うてん通の可笑白草紙

江戸時代。日本語にはこんな素敵な表現が合った。知らなかった言葉や切ない思いが満載の時代小説です。

怨霊になった天皇

2013年11月17日 | ほか作家、アンソロジーなど
竹田恒泰

 2009年2月発行

 明治天皇の玄孫である著者が、崇徳天皇を中心に独特の視点から「天皇家の怨霊史」をひもといた、天皇家と怨霊の裏の歴史。

第一章 悲運の天皇
  殺された天皇
  殺されかけた天皇
  自殺した天皇
  異常な死を遂げた天皇
第二章 憤死と怨霊
  教科書に書かれる「憤死」とは何か
  憤死と怨霊の相関関係
  怨霊誕生
第三章 怨霊渦巻く平安京
  悲劇の伊勢斎王・井上内親王
  形成される怨霊の軍団
  醍醐天皇を地獄に堕とした菅原道真
第四章 生きながら天狗になった崇徳天皇
  出生自体が悲劇の始まり
  保元の乱という兄弟間の争い
  血でしたためた五部大乗経
第五章 天下滅亡の呪い
  大魔縁となった崇徳天皇
  猛威を振るう崇徳天皇の怨霊
  崇徳天皇と西行
  八百年に及ぶ鎮魂の歴史
第六章 魔王が生む魔王
  承久の変と後鳥羽天皇怨霊譚
  大魔王後鳥羽院と大魔縁崇徳院の関係
  戦うことを遺言した後醍醐天皇
終章 怨霊史の終着へ
  怨霊を生まない作法―「許し」の力
  世界を不幸にする兄弟喧嘩の因縁
  恋人は崇徳天皇
産霊(むすひ)

 25代にわたる世界最古の王室・天皇家(皇室)における権力闘争や謀略から生じた暗殺、呪殺、憤死。
 そして「怨霊」になったと信じられた天皇。歴代天皇はこれら「怨霊になった天皇」が日本国に祟らぬよう祀り、「神」としてきた。
 義理の息子に殺された安康天皇、孝明天皇暗殺説、二度の暗殺未遂事件に巻き込まれた昭和天皇、鬼に殺された斉明天皇など、歴代天皇にまつわる暗殺事件。
 また、濡れ衣を着せられ自害し、「怨霊」となった長屋王、壮絶な死から同じく「怨霊」となった早良親王、生きながら「天狗」と化し、崩御して後「大魔縁」とされた崇徳天皇…。
 「怨霊」とされる天皇たちがもたらした皇族への因果などを、莫大な資料と取材でひもといた一冊である。

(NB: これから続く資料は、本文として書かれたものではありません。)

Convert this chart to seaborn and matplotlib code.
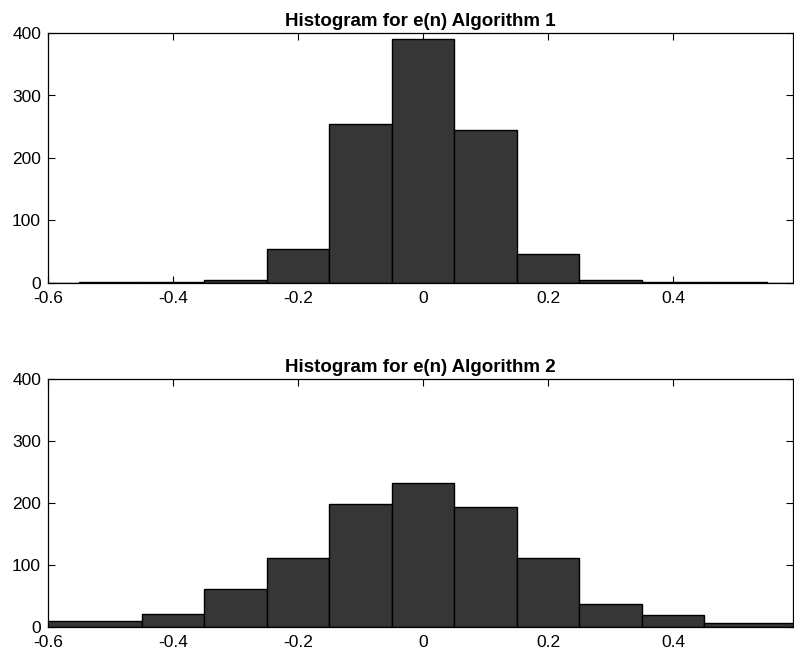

 今、何かと話題の竹田恒泰氏の本業を知りたくて、読んでみた。
 精密かつ、かなり分かり易く書いておられるのだろうが、当方の無知さから、とにかく年号と天皇・上皇などの血縁関係や繋がりなどを把握するのが困難であった。
 だが、崇徳天皇や孝明天皇などは有名であるが、ほかにも知らなかった史実や、その後の出来事などを、少しだけ学んだ。
 そして最も興味深かったのが、「終章 怨霊史の終着へ」の「恋人は崇徳天皇」の項目である。現代の祇園の女将に降りた崇徳天皇の霊の話。崇徳天皇が遠い昔の方なので、怖さは感じないが、如何にも不思議な出来事である。